One of the potential ways of getting around this problem, optics wise and in reality, would be for those employers not offering the benefit to compensate with cash, which the employee could use for contraception, diapers, beer, the movies, or whatever.

I think they do that. In a perfect textbook market they would be doing that in each and every case. Obviously the employment market is not a perfect no-friction market, but still generally to the extent you get less benefits, all else being equal you get more money. Of course the background functioning of the job market, and elasticity of supply and demand in compensation, don't exactly present good "optics". They could explicitly do so, and make it an additional declared bonus or raise, and the optics might be better (to the extent that not providing such coverage is giving them an optics problem in addition to the legal problem, not just a legal problem). The effective raise would be small enough ($10 to $60 a month maybe) that it wouldn't be a severe problem for most employers, and reduced employment at the margin would likely be minimal. Assuming its a raise at all the extra bonus would likely, at least over time, reduce the pre-bonus compensation, so it would be a sham in real terms, all about the optics, nothing else. And I'm not even totally sure about the optics. Those pushing hardest for the insurance coverage want the coverage. They want to win this, not compromise, and they want to push the idea that having it covered is somehow a right. Without their buy in the optics might not improve much. I imagine from the church's perspective the optics of the "we're not going to pay for contraception, but here's extra money that you could use to pay for contraception if you want to bonus" aren't good. Most of the people not already on a side on this probably wouldn't care.

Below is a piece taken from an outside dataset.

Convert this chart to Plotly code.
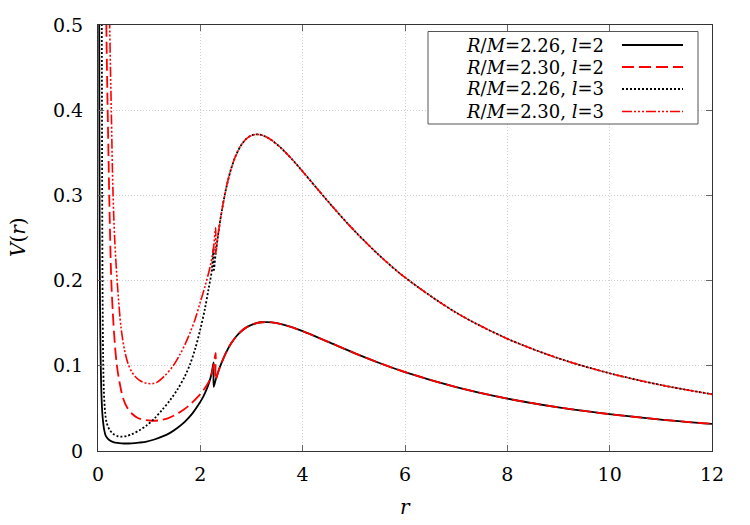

And in reality "the extra money you could use to pay for this" is their current salary. My perspective is more economics orientated then most, but to me the optics of a sham are not that good. People who are relatively economically ignorant might not notice it as being a sham, but would I think either think its not enough and continue on the attack, think its bad because they consider it caving and paying for the contraception, or (probably the biggest group) not really care about the effort (some of that last group wouldn't care about the whole controversy, others would care about the big issue, but not consider this effort at optics significant).